◆ **What the task asks**:
Take the lines from the beginning of the data below through the line holding "t_lo_far = [3.3, 3.6, 3.9, 3.1]" and return exactly those.

◆ **Dataset section**:
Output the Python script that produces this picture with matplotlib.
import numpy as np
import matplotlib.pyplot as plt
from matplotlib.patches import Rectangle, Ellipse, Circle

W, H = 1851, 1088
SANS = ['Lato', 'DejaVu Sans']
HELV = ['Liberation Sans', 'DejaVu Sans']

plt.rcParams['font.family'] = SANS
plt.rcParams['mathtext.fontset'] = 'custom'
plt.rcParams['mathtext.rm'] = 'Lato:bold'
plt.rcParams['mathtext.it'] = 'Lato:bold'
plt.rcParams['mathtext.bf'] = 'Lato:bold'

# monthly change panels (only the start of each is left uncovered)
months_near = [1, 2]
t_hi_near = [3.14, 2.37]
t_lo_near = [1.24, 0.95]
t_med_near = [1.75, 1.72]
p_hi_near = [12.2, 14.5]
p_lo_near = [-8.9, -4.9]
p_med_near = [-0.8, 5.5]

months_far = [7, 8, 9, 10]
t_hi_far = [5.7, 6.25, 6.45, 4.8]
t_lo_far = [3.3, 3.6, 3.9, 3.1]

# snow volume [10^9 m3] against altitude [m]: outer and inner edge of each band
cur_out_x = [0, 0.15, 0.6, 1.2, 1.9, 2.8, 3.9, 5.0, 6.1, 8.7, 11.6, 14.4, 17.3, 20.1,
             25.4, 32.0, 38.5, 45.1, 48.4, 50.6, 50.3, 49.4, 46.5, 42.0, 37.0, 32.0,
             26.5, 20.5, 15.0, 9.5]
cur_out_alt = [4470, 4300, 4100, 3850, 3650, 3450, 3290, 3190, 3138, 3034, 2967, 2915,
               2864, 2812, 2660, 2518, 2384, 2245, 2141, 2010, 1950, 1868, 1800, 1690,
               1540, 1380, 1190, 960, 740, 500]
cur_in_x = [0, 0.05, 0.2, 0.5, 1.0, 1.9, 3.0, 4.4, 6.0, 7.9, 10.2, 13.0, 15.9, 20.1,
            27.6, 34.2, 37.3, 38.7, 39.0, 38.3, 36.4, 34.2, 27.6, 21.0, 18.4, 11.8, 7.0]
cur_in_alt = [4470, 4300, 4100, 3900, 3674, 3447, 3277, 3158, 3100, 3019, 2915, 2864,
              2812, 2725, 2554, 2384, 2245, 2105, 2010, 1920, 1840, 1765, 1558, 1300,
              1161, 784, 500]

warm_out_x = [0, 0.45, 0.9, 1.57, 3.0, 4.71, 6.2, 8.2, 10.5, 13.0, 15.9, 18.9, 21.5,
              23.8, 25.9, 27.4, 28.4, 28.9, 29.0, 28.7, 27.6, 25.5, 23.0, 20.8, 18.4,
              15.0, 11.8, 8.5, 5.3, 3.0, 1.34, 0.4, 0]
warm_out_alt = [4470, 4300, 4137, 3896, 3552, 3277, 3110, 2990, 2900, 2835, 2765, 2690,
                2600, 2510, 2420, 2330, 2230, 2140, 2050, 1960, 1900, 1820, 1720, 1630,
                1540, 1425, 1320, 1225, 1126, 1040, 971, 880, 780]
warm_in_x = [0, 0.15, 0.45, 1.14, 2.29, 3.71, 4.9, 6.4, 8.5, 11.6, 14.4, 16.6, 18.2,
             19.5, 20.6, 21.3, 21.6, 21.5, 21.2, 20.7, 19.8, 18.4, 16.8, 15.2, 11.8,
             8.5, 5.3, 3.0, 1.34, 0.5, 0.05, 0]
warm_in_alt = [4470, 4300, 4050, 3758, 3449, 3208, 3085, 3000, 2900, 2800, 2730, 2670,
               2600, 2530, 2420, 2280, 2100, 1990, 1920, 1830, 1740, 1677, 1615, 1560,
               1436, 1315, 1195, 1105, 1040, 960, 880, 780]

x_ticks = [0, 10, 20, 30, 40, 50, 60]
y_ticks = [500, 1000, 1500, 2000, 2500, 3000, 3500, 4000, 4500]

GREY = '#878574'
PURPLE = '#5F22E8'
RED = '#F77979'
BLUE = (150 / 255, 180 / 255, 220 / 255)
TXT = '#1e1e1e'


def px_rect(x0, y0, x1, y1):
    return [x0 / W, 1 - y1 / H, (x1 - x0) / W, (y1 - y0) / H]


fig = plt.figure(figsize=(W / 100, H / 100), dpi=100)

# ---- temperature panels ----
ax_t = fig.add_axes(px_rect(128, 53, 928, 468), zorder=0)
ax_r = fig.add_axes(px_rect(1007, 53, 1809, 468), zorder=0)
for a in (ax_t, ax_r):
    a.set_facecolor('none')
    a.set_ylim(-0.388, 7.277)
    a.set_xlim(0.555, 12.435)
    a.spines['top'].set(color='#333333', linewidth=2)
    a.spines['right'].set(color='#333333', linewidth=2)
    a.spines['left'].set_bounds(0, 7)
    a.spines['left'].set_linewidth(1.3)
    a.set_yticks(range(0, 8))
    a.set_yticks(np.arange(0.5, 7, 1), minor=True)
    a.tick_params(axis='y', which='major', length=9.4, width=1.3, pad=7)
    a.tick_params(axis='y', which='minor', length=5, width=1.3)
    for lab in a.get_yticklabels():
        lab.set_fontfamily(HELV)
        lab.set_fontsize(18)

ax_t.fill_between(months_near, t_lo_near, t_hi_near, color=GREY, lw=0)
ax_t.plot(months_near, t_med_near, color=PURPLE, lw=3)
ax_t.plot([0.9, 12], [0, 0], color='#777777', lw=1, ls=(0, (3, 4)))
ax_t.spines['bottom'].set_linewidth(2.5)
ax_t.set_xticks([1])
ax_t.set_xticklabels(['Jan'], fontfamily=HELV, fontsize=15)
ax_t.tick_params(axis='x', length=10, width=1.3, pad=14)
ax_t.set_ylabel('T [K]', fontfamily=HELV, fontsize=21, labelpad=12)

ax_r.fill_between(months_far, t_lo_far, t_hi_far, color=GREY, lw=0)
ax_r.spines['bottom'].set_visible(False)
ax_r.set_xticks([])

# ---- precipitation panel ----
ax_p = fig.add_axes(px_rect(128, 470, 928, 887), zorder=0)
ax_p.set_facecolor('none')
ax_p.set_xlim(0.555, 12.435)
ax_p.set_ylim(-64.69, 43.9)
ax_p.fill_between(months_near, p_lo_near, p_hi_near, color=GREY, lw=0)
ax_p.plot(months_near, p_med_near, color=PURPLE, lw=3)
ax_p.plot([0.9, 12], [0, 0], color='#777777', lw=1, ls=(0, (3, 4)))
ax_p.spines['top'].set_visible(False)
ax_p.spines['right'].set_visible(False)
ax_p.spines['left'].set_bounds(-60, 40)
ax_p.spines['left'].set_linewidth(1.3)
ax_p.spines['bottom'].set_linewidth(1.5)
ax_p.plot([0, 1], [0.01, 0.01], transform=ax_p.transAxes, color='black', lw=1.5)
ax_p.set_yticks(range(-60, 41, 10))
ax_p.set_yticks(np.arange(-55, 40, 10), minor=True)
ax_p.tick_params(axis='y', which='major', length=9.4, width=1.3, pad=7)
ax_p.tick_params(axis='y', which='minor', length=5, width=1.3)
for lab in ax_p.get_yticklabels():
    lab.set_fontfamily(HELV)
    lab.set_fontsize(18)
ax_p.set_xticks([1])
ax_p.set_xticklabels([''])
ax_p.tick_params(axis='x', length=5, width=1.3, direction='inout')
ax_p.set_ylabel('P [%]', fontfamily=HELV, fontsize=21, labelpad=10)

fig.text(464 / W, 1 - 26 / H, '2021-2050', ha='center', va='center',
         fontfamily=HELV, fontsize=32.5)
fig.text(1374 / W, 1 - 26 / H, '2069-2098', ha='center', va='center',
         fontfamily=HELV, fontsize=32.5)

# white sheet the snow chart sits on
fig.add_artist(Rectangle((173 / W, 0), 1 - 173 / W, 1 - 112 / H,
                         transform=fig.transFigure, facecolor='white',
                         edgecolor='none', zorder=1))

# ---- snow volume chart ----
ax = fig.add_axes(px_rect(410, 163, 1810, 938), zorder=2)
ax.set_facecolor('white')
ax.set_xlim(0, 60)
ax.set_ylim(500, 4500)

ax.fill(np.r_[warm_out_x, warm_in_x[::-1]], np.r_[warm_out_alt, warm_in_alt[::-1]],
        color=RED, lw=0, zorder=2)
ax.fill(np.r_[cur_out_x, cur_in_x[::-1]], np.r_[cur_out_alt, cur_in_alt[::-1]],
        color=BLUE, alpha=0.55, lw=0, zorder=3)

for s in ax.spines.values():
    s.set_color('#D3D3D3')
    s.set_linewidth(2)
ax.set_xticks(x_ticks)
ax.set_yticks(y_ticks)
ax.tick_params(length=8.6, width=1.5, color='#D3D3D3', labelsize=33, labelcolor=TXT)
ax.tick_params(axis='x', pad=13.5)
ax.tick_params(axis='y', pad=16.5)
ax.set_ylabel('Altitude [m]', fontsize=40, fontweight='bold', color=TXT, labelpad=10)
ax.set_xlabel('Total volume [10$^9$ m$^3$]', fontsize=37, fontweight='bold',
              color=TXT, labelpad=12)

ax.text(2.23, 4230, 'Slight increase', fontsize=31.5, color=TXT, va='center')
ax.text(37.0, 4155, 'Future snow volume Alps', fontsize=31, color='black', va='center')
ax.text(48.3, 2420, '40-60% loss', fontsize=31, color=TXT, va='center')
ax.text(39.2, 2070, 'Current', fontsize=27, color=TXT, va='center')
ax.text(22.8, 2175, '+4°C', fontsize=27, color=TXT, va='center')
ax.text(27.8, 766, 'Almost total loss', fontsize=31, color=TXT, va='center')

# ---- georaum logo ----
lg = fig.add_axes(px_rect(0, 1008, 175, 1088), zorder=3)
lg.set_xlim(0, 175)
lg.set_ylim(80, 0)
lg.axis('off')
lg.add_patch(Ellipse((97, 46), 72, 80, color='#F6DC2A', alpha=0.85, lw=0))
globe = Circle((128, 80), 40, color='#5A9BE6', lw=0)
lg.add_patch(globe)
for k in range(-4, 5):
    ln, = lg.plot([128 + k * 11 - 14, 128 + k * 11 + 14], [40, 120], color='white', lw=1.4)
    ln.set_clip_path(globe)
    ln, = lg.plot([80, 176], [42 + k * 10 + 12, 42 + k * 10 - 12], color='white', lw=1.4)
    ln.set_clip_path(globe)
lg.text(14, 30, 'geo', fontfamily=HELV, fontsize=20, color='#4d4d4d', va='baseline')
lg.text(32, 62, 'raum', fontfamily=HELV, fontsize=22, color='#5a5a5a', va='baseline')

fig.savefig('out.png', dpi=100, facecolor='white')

◆ **Final answer**:
Output the Python script that produces this picture with matplotlib.
import numpy as np
import matplotlib.pyplot as plt
from matplotlib.patches import Rectangle, Ellipse, Circle

W, H = 1851, 1088
SANS = ['Lato', 'DejaVu Sans']
HELV = ['Liberation Sans', 'DejaVu Sans']

plt.rcParams['font.family'] = SANS
plt.rcParams['mathtext.fontset'] = 'custom'
plt.rcParams['mathtext.rm'] = 'Lato:bold'
plt.rcParams['mathtext.it'] = 'Lato:bold'
plt.rcParams['mathtext.bf'] = 'Lato:bold'

# monthly change panels (only the start of each is left uncovered)
months_near = [1, 2]
t_hi_near = [3.14, 2.37]
t_lo_near = [1.24, 0.95]
t_med_near = [1.75, 1.72]
p_hi_near = [12.2, 14.5]
p_lo_near = [-8.9, -4.9]
p_med_near = [-0.8, 5.5]

months_far = [7, 8, 9, 10]
t_hi_far = [5.7, 6.25, 6.45, 4.8]
t_lo_far = [3.3, 3.6, 3.9, 3.1]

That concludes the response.